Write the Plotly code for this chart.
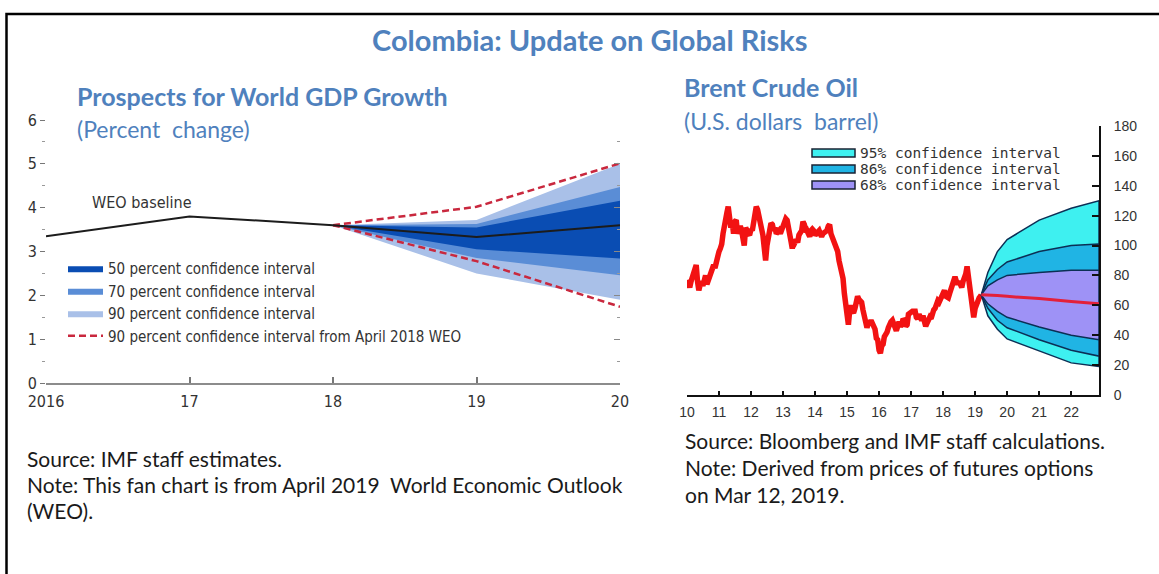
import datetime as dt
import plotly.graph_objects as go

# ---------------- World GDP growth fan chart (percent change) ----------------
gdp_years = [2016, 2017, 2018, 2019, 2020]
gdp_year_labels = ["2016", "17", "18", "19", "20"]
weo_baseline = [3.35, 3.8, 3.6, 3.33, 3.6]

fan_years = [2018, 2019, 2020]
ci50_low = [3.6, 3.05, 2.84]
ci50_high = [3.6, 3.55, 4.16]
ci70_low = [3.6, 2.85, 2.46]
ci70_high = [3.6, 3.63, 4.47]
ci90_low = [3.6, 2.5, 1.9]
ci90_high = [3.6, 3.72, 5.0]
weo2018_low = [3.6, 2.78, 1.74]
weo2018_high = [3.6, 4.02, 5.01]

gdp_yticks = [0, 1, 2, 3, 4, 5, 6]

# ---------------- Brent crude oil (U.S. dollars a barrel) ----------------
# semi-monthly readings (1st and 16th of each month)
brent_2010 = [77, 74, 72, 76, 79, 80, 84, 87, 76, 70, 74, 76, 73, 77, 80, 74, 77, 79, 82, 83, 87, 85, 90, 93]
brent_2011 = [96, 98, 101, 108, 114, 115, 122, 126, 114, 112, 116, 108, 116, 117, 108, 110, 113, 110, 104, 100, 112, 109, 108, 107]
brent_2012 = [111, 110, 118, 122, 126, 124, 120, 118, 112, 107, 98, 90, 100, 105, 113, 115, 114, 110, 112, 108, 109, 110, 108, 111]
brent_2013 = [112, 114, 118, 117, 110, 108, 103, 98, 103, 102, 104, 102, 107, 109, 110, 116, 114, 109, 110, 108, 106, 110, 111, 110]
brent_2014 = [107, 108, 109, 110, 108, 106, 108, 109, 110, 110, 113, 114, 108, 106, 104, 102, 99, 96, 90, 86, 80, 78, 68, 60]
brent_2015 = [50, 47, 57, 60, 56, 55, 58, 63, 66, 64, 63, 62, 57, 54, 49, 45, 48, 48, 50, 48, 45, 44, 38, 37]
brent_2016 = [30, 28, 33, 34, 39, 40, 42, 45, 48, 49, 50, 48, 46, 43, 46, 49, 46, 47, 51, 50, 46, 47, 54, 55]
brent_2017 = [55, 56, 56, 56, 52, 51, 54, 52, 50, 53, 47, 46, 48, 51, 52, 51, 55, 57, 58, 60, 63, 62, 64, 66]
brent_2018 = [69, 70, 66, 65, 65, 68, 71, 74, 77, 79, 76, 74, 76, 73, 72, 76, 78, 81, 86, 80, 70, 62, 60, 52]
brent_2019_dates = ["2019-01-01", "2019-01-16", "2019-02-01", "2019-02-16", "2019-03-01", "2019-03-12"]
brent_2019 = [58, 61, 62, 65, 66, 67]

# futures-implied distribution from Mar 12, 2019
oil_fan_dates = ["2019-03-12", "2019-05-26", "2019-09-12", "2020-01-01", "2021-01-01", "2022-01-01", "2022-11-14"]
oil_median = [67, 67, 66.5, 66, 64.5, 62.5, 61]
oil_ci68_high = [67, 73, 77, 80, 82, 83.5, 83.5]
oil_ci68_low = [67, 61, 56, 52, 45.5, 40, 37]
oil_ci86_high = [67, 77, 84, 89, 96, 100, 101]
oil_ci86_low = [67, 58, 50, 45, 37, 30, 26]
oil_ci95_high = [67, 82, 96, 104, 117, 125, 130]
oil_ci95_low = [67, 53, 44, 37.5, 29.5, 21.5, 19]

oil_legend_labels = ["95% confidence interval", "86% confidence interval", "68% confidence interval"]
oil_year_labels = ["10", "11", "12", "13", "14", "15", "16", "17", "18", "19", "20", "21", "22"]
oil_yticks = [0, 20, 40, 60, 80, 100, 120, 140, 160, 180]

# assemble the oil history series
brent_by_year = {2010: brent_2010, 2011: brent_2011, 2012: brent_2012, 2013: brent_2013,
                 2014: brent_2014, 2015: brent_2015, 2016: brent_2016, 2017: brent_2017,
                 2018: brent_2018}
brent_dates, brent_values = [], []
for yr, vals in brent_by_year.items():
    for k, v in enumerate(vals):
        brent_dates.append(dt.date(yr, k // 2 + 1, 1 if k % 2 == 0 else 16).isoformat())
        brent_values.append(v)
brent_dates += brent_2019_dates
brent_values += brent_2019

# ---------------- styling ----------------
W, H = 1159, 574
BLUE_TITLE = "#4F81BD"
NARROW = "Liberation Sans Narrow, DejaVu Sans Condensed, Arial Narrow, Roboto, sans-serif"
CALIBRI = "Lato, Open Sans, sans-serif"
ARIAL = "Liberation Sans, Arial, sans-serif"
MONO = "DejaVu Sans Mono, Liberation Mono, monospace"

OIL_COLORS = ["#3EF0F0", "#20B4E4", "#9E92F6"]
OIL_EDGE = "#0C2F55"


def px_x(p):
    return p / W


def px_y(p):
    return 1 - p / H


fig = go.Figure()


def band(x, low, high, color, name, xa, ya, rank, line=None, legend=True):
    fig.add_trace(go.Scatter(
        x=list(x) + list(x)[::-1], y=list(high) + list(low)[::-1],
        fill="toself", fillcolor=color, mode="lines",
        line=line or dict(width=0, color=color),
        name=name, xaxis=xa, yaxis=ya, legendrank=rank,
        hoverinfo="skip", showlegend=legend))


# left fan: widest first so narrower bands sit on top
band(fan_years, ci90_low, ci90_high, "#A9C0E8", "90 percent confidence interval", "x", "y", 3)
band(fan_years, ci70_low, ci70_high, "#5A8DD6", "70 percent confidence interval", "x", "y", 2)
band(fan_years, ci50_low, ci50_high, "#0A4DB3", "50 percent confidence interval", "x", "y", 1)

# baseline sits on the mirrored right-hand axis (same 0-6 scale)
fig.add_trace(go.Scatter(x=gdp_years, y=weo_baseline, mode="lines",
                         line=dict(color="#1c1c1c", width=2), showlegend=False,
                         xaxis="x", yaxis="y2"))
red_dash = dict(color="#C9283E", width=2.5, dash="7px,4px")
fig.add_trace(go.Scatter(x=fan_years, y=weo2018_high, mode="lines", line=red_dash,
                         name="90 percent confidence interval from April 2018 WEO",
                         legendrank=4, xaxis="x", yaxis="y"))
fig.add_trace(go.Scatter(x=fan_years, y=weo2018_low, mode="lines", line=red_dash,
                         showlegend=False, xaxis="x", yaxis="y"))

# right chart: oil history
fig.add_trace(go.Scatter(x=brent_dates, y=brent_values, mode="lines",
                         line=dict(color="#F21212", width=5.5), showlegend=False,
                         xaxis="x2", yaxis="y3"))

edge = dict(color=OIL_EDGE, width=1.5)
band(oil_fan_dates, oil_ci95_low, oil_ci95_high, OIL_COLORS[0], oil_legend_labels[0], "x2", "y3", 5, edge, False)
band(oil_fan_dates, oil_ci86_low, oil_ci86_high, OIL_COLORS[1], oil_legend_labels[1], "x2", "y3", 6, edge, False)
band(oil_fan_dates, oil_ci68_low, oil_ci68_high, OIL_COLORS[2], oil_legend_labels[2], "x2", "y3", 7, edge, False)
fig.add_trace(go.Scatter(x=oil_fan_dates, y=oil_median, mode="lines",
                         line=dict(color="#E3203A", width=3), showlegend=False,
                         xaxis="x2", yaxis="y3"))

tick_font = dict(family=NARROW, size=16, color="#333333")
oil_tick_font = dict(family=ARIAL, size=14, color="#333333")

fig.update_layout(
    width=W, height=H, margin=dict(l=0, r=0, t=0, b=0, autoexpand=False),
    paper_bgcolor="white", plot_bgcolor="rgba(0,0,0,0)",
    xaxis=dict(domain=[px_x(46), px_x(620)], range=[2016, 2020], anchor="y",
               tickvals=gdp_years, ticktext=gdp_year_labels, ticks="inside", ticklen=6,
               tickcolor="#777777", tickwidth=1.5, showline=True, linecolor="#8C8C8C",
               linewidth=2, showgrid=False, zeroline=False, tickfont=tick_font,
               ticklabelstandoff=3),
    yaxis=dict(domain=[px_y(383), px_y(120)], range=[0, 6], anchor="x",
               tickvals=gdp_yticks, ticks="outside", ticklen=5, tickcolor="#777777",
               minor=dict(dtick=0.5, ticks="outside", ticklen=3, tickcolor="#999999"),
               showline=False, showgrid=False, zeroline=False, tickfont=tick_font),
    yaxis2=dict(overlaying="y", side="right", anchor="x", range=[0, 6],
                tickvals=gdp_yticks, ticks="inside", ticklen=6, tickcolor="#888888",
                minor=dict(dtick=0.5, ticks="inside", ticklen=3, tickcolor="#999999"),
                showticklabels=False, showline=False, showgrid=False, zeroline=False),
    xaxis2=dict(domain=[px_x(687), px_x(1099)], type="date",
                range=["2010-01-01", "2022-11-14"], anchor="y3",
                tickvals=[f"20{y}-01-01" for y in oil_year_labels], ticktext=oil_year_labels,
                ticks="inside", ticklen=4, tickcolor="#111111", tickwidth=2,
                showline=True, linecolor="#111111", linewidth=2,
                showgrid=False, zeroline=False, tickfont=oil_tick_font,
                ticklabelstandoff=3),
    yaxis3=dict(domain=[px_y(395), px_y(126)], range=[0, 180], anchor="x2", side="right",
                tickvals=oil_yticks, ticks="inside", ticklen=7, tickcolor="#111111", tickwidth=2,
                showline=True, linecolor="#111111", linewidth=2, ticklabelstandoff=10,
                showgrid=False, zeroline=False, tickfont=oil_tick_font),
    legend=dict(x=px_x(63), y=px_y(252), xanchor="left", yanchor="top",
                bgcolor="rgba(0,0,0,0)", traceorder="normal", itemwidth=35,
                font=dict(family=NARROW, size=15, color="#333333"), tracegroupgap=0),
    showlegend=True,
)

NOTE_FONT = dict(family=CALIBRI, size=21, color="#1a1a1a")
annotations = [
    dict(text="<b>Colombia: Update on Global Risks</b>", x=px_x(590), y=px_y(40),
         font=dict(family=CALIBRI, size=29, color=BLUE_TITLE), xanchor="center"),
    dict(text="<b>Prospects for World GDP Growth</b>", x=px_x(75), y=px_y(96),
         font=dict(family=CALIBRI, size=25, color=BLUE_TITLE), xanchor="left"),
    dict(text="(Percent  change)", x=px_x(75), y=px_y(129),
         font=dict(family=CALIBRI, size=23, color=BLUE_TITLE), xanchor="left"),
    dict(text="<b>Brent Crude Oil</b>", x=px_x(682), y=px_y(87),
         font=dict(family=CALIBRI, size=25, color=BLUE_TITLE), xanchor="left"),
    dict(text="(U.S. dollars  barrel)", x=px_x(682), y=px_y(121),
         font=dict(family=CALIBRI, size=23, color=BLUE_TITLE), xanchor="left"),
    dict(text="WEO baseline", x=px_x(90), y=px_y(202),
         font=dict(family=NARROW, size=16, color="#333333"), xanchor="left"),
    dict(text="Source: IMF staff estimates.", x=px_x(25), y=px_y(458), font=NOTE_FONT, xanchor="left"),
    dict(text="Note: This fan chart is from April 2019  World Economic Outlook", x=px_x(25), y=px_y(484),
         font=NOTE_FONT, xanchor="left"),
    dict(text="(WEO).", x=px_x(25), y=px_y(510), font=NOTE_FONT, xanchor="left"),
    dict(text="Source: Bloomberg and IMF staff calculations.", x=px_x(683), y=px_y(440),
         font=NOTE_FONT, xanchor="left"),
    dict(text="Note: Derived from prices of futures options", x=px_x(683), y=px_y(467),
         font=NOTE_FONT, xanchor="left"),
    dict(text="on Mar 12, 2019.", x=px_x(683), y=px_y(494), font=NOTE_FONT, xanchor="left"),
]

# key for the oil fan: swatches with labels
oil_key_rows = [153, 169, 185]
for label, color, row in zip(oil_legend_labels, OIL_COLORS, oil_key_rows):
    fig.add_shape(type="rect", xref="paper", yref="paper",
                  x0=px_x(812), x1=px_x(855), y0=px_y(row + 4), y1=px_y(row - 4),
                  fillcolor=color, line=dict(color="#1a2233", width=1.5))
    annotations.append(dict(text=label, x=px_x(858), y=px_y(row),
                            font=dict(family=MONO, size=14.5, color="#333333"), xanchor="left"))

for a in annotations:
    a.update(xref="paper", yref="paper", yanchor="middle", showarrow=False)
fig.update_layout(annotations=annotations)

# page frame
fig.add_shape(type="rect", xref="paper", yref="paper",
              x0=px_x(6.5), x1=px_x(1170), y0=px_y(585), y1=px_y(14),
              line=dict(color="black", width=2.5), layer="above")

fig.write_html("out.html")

★ ★ ★ ★

WORK TO DO >> Everything from the top line of the data down to and including the line with "import plotly.graph_objects as go" is to be copied, except the pictures.

RESPONSE TO THE EXERCISE >>
Write the Plotly code for this chart.
import datetime as dt
import plotly.graph_objects as go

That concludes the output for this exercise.